TASK DETAILS →
Without the pictures, output the lines of the material from the very first through the one that holds "52.6, 52.8, 52.6]".

▬▬▬▬▬▬▬▬▬▬

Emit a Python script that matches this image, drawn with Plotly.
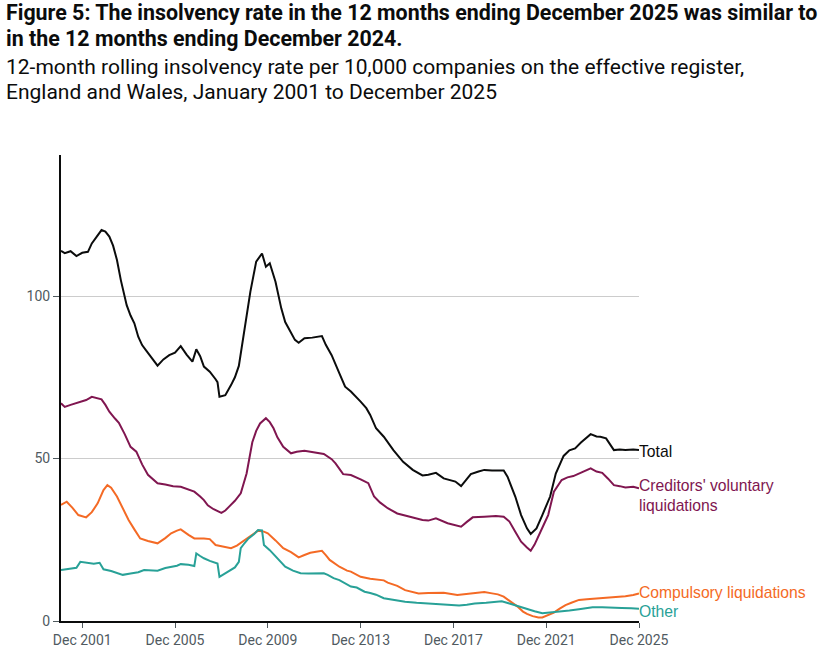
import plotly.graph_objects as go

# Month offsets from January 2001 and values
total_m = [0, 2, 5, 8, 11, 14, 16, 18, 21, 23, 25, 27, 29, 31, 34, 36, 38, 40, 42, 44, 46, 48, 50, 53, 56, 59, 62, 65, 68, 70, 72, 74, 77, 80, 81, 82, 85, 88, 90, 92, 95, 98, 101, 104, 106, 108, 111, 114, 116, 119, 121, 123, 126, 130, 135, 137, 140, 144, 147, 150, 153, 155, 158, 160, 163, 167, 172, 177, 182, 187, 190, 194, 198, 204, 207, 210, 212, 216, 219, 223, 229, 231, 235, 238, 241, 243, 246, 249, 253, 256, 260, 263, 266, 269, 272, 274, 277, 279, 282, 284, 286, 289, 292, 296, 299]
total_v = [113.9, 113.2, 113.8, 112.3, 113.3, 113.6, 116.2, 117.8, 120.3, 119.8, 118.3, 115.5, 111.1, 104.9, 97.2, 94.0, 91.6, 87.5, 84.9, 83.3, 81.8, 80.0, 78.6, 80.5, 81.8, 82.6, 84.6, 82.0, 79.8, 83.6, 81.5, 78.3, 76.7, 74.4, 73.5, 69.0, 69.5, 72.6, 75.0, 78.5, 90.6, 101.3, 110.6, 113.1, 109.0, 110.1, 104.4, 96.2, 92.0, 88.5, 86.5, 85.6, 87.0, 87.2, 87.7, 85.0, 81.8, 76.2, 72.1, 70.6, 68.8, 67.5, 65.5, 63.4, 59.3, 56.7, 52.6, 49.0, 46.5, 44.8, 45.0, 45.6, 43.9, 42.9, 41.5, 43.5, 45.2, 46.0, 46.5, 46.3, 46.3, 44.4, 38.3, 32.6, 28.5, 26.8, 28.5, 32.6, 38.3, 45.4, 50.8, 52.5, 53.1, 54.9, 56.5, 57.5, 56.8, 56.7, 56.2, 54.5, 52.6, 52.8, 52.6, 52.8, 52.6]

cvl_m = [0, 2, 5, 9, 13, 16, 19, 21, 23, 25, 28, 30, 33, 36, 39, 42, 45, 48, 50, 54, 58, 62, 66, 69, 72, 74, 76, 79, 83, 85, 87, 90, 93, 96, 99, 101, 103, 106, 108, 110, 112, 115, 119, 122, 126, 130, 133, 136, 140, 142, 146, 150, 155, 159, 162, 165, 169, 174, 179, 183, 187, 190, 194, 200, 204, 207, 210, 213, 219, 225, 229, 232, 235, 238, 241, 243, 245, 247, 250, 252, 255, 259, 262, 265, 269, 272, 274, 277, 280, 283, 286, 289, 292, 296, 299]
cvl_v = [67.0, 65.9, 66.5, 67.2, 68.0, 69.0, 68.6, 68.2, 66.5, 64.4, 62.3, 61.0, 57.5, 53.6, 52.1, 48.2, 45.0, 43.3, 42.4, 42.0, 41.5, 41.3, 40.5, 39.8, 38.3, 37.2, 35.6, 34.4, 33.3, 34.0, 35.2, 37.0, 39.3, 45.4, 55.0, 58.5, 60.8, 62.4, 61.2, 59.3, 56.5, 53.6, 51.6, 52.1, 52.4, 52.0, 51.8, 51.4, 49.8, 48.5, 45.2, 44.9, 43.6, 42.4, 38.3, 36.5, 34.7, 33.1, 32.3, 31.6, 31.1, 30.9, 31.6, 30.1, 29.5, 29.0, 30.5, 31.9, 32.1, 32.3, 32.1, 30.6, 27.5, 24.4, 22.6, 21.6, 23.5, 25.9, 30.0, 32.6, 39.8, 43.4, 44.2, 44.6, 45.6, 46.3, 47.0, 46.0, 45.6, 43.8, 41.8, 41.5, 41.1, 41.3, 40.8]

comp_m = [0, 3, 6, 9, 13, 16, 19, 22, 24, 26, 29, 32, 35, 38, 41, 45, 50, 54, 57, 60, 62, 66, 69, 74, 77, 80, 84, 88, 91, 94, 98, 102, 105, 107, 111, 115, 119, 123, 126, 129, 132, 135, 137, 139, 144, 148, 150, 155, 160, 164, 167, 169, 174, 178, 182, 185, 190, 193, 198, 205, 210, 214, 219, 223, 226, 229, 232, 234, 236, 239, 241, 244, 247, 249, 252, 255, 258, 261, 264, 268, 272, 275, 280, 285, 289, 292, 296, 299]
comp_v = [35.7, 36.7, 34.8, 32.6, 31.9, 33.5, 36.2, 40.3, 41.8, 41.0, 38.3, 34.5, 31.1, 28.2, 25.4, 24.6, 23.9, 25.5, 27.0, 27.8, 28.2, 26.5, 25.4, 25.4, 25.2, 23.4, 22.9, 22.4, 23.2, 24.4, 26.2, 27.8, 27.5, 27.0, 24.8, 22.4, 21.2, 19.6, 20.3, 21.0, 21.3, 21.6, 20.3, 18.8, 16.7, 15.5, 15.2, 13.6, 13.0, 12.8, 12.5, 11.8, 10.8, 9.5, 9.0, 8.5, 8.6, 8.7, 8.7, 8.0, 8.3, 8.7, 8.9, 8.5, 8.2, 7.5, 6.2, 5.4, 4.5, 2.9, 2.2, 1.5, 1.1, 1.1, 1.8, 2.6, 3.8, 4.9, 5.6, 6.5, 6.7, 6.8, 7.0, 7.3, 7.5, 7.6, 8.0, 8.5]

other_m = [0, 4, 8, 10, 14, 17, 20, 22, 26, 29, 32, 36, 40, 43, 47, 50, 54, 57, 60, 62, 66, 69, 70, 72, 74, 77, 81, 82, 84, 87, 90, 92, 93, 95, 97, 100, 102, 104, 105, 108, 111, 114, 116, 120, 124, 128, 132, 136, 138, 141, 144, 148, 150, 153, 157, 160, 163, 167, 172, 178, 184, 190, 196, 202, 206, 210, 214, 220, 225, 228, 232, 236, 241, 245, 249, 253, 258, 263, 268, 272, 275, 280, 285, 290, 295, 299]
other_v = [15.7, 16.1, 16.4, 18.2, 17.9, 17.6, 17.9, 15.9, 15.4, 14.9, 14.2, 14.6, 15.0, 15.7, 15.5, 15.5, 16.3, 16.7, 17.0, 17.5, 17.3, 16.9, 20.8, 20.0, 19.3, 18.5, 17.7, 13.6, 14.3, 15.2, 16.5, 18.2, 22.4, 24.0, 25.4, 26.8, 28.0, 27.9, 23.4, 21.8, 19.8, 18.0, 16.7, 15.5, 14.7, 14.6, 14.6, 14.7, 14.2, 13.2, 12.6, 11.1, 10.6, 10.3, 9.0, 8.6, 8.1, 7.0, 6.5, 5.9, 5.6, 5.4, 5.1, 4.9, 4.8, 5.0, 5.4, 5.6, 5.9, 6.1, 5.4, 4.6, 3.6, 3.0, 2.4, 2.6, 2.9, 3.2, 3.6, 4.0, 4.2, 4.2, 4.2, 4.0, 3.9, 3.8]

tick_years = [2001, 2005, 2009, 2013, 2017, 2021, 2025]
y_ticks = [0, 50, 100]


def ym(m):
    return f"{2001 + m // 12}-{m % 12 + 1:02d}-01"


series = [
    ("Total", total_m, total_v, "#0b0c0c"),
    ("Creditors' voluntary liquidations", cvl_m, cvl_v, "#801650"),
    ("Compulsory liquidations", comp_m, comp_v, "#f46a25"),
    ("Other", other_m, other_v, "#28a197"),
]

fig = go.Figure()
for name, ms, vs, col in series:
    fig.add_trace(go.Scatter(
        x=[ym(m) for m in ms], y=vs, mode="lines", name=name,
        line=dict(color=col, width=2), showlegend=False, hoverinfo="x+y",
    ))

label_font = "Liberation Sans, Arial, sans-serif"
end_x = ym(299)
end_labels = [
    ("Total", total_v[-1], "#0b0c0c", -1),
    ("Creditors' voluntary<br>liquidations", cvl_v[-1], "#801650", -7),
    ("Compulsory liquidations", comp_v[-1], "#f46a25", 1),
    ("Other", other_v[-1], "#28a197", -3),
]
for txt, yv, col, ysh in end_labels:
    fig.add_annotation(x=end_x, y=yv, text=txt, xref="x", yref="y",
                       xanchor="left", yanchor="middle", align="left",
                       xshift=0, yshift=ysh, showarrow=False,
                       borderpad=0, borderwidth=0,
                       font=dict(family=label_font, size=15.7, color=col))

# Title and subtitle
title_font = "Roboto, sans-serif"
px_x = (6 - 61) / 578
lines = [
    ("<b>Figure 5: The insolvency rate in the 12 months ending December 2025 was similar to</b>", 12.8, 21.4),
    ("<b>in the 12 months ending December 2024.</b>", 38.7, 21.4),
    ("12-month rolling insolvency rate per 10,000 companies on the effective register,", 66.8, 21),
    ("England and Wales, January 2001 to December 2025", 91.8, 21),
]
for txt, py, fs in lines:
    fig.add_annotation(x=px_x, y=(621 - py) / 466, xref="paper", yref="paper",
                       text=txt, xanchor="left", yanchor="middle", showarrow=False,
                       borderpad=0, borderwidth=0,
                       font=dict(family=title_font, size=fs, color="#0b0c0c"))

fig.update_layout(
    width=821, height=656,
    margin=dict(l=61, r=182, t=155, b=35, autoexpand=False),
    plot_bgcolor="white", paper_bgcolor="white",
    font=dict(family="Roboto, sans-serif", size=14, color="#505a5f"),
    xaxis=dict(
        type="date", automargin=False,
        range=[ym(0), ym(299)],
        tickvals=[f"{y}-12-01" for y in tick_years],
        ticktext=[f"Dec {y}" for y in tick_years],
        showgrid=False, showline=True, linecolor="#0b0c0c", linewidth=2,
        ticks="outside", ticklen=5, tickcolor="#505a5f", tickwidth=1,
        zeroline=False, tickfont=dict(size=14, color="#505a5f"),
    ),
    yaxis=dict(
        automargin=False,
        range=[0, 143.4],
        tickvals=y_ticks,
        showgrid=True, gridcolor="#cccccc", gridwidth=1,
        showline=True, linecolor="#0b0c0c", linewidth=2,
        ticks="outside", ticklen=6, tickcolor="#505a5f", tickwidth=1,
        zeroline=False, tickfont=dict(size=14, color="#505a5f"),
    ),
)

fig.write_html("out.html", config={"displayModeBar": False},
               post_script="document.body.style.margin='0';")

▬▬▬▬▬▬▬▬▬▬

RESULT BELOW →
Emit a Python script that matches this image, drawn with Plotly.
import plotly.graph_objects as go

# Month offsets from January 2001 and values
total_m = [0, 2, 5, 8, 11, 14, 16, 18, 21, 23, 25, 27, 29, 31, 34, 36, 38, 40, 42, 44, 46, 48, 50, 53, 56, 59, 62, 65, 68, 70, 72, 74, 77, 80, 81, 82, 85, 88, 90, 92, 95, 98, 101, 104, 106, 108, 111, 114, 116, 119, 121, 123, 126, 130, 135, 137, 140, 144, 147, 150, 153, 155, 158, 160, 163, 167, 172, 177, 182, 187, 190, 194, 198, 204, 207, 210, 212, 216, 219, 223, 229, 231, 235, 238, 241, 243, 246, 249, 253, 256, 260, 263, 266, 269, 272, 274, 277, 279, 282, 284, 286, 289, 292, 296, 299]
total_v = [113.9, 113.2, 113.8, 112.3, 113.3, 113.6, 116.2, 117.8, 120.3, 119.8, 118.3, 115.5, 111.1, 104.9, 97.2, 94.0, 91.6, 87.5, 84.9, 83.3, 81.8, 80.0, 78.6, 80.5, 81.8, 82.6, 84.6, 82.0, 79.8, 83.6, 81.5, 78.3, 76.7, 74.4, 73.5, 69.0, 69.5, 72.6, 75.0, 78.5, 90.6, 101.3, 110.6, 113.1, 109.0, 110.1, 104.4, 96.2, 92.0, 88.5, 86.5, 85.6, 87.0, 87.2, 87.7, 85.0, 81.8, 76.2, 72.1, 70.6, 68.8, 67.5, 65.5, 63.4, 59.3, 56.7, 52.6, 49.0, 46.5, 44.8, 45.0, 45.6, 43.9, 42.9, 41.5, 43.5, 45.2, 46.0, 46.5, 46.3, 46.3, 44.4, 38.3, 32.6, 28.5, 26.8, 28.5, 32.6, 38.3, 45.4, 50.8, 52.5, 53.1, 54.9, 56.5, 57.5, 56.8, 56.7, 56.2, 54.5, 52.6, 52.8, 52.6, 52.8, 52.6]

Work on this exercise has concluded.